- Work to do
Give the material once more, word for word, without any images.

START

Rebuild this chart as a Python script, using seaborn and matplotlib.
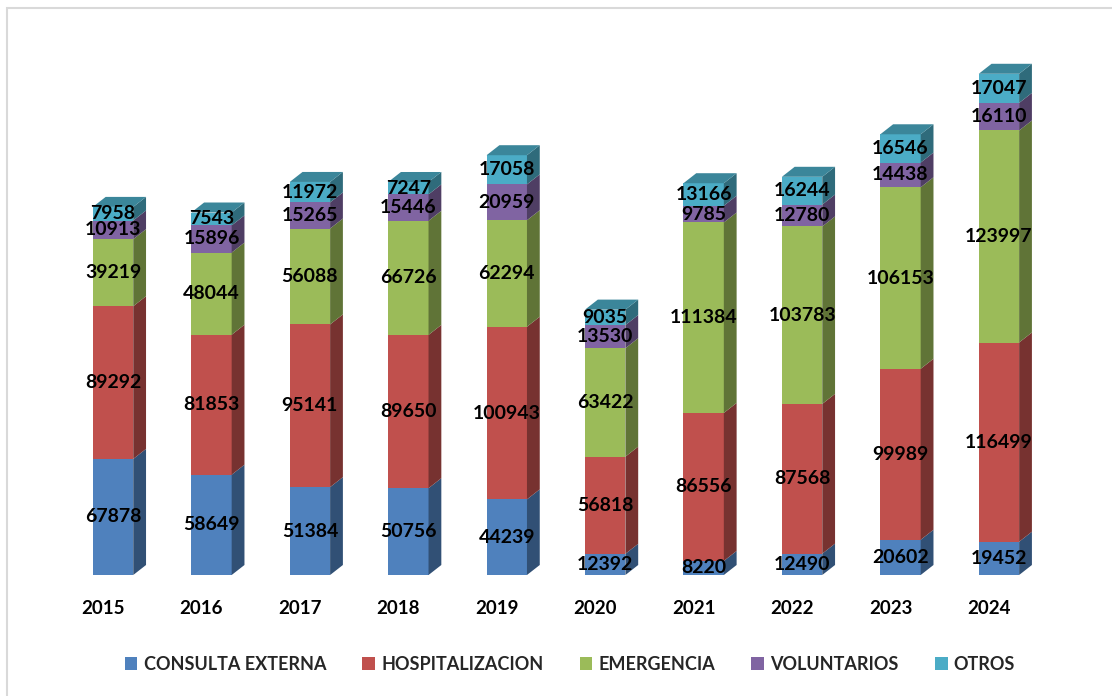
import matplotlib
matplotlib.use("Agg")
import matplotlib.pyplot as plt
import matplotlib.patches as mpatches
import matplotlib.transforms as mtransforms
import matplotlib.colors as mcolors
import numpy as np
import seaborn as sns

# data
years = ["2015", "2016", "2017", "2018", "2019", "2020", "2021", "2022", "2023", "2024"]
consulta = [67878, 58649, 51384, 50756, 44239, 12392, 8220, 12490, 20602, 19452]
hospital = [89292, 81853, 95141, 89650, 100943, 56818, 86556, 87568, 99989, 116499]
emergencia = [39219, 48044, 56088, 66726, 62294, 63422, 111384, 103783, 106153, 123997]
voluntarios = [10913, 15896, 15265, 15446, 20959, 13530, 9785, 12780, 14438, 16110]
otros = [7958, 7543, 11972, 7247, 17058, 9035, 13166, 16244, 16546, 17047]

series_names = ["CONSULTA EXTERNA", "HOSPITALIZACION", "EMERGENCIA", "VOLUNTARIOS", "OTROS"]
series_vals = [consulta, hospital, emergencia, voluntarios, otros]
colors = ["#4F81BD", "#C0504D", "#9BBB59", "#8064A2", "#4BACC6"]

sns.set_style("white")
plt.rcParams["font.family"] = ["Lato", "DejaVu Sans"]

fig = plt.figure(figsize=(11.12, 6.96), dpi=100)
ax = fig.add_axes([54 / 1112, 121 / 696, 1004 / 1112, 513 / 696])

# fake 3d depth (data units)
dx, dy = 0.13, 5850


def shade(c, f):
    r, g, b = mcolors.to_rgb(c)
    return (r * f, g * f, b * f)


bottom = np.zeros(len(years))
for i, (name, vals, col) in enumerate(zip(series_names, series_vals, colors)):
    sns.barplot(x=years, y=vals, bottom=bottom, order=years, color=col,
                saturation=1, width=0.41, linewidth=0, errorbar=None, ax=ax)
    cont = ax.containers[-1]
    for rect, v in zip(cont.patches, vals):
        x0, y0 = rect.get_x(), rect.get_y()
        w, h = rect.get_width(), rect.get_height()
        side = mpatches.Polygon([(x0 + w, y0), (x0 + w + dx, y0 + dy),
                                 (x0 + w + dx, y0 + h + dy), (x0 + w, y0 + h)],
                                closed=True, facecolor=shade(col, 0.62), edgecolor="none", zorder=2)
        ax.add_patch(side)
        if i == len(series_names) - 1:
            top = mpatches.Polygon([(x0, y0 + h), (x0 + dx, y0 + h + dy),
                                    (x0 + w + dx, y0 + h + dy), (x0 + w, y0 + h)],
                                   closed=True, facecolor=shade(col, 0.78), edgecolor="none", zorder=2)
            ax.add_patch(top)
        ax.text(x0 + w / 2, y0 + h / 2, str(v), ha="center", va="center",
                fontsize=14, fontweight="bold", color="black", zorder=5)
    bottom = bottom + np.array(vals)

ax.set_xlim(-0.6, 9.6)
ax.set_ylim(0, 300000)
ax.set_yticks([])
ax.set_xlabel("")
ax.set_ylabel("")
for s in ax.spines.values():
    s.set_visible(False)
ax.tick_params(axis="x", length=0, pad=18)
offset = mtransforms.ScaledTranslation(-10 / 100, 0, fig.dpi_scale_trans)
for lab in ax.get_xticklabels():
    lab.set_fontsize(13.5)
    lab.set_fontweight("bold")
    lab.set_color("black")
    lab.set_transform(lab.get_transform() + offset)

# legend
handles = [mpatches.Patch(facecolor=c, edgecolor="none", label=n) for n, c in zip(series_names, colors)]
leg = fig.legend(handles=handles, loc="center", bbox_to_anchor=(570 / 1112, 1 - 664 / 696),
                 ncol=5, frameon=False, handlelength=0.7, handleheight=0.7,
                 handletextpad=0.35, columnspacing=2.0,
                 prop={"weight": "bold", "size": 13})

# chart border
fig.patches.append(mpatches.Rectangle((7 / 1112, -0.1), 1.2, (696 - 8) / 696 + 0.1,
                                      transform=fig.transFigure, fill=False,
                                      edgecolor="#d9d9d9", linewidth=1.5))

fig.savefig("out.png", dpi=100)
plt.close(fig)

END

- Output
Rebuild this chart as a Python script, using seaborn and matplotlib.
import matplotlib
matplotlib.use("Agg")
import matplotlib.pyplot as plt
import matplotlib.patches as mpatches
import matplotlib.transforms as mtransforms
import matplotlib.colors as mcolors
import numpy as np
import seaborn as sns

# data
years = ["2015", "2016", "2017", "2018", "2019", "2020", "2021", "2022", "2023", "2024"]
consulta = [67878, 58649, 51384, 50756, 44239, 12392, 8220, 12490, 20602, 19452]
hospital = [89292, 81853, 95141, 89650, 100943, 56818, 86556, 87568, 99989, 116499]
emergencia = [39219, 48044, 56088, 66726, 62294, 63422, 111384, 103783, 106153, 123997]
voluntarios = [10913, 15896, 15265, 15446, 20959, 13530, 9785, 12780, 14438, 16110]
otros = [7958, 7543, 11972, 7247, 17058, 9035, 13166, 16244, 16546, 17047]

series_names = ["CONSULTA EXTERNA", "HOSPITALIZACION", "EMERGENCIA", "VOLUNTARIOS", "OTROS"]
series_vals = [consulta, hospital, emergencia, voluntarios, otros]
colors = ["#4F81BD", "#C0504D", "#9BBB59", "#8064A2", "#4BACC6"]

sns.set_style("white")
plt.rcParams["font.family"] = ["Lato", "DejaVu Sans"]

fig = plt.figure(figsize=(11.12, 6.96), dpi=100)
ax = fig.add_axes([54 / 1112, 121 / 696, 1004 / 1112, 513 / 696])

# fake 3d depth (data units)
dx, dy = 0.13, 5850


def shade(c, f):
    r, g, b = mcolors.to_rgb(c)
    return (r * f, g * f, b * f)


bottom = np.zeros(len(years))
for i, (name, vals, col) in enumerate(zip(series_names, series_vals, colors)):
    sns.barplot(x=years, y=vals, bottom=bottom, order=years, color=col,
                saturation=1, width=0.41, linewidth=0, errorbar=None, ax=ax)
    cont = ax.containers[-1]
    for rect, v in zip(cont.patches, vals):
        x0, y0 = rect.get_x(), rect.get_y()
        w, h = rect.get_width(), rect.get_height()
        side = mpatches.Polygon([(x0 + w, y0), (x0 + w + dx, y0 + dy),
                                 (x0 + w + dx, y0 + h + dy), (x0 + w, y0 + h)],
                                closed=True, facecolor=shade(col, 0.62), edgecolor="none", zorder=2)
        ax.add_patch(side)
        if i == len(series_names) - 1:
            top = mpatches.Polygon([(x0, y0 + h), (x0 + dx, y0 + h + dy),
                                    (x0 + w + dx, y0 + h + dy), (x0 + w, y0 + h)],
                                   closed=True, facecolor=shade(col, 0.78), edgecolor="none", zorder=2)
            ax.add_patch(top)
        ax.text(x0 + w / 2, y0 + h / 2, str(v), ha="center", va="center",
                fontsize=14, fontweight="bold", color="black", zorder=5)
    bottom = bottom + np.array(vals)

ax.set_xlim(-0.6, 9.6)
ax.set_ylim(0, 300000)
ax.set_yticks([])
ax.set_xlabel("")
ax.set_ylabel("")
for s in ax.spines.values():
    s.set_visible(False)
ax.tick_params(axis="x", length=0, pad=18)
offset = mtransforms.ScaledTranslation(-10 / 100, 0, fig.dpi_scale_trans)
for lab in ax.get_xticklabels():
    lab.set_fontsize(13.5)
    lab.set_fontweight("bold")
    lab.set_color("black")
    lab.set_transform(lab.get_transform() + offset)

# legend
handles = [mpatches.Patch(facecolor=c, edgecolor="none", label=n) for n, c in zip(series_names, colors)]
leg = fig.legend(handles=handles, loc="center", bbox_to_anchor=(570 / 1112, 1 - 664 / 696),
                 ncol=5, frameon=False, handlelength=0.7, handleheight=0.7,
                 handletextpad=0.35, columnspacing=2.0,
                 prop={"weight": "bold", "size": 13})

# chart border
fig.patches.append(mpatches.Rectangle((7 / 1112, -0.1), 1.2, (696 - 8) / 696 + 0.1,
                                      transform=fig.transFigure, fill=False,
                                      edgecolor="#d9d9d9", linewidth=1.5))

fig.savefig("out.png", dpi=100)
plt.close(fig)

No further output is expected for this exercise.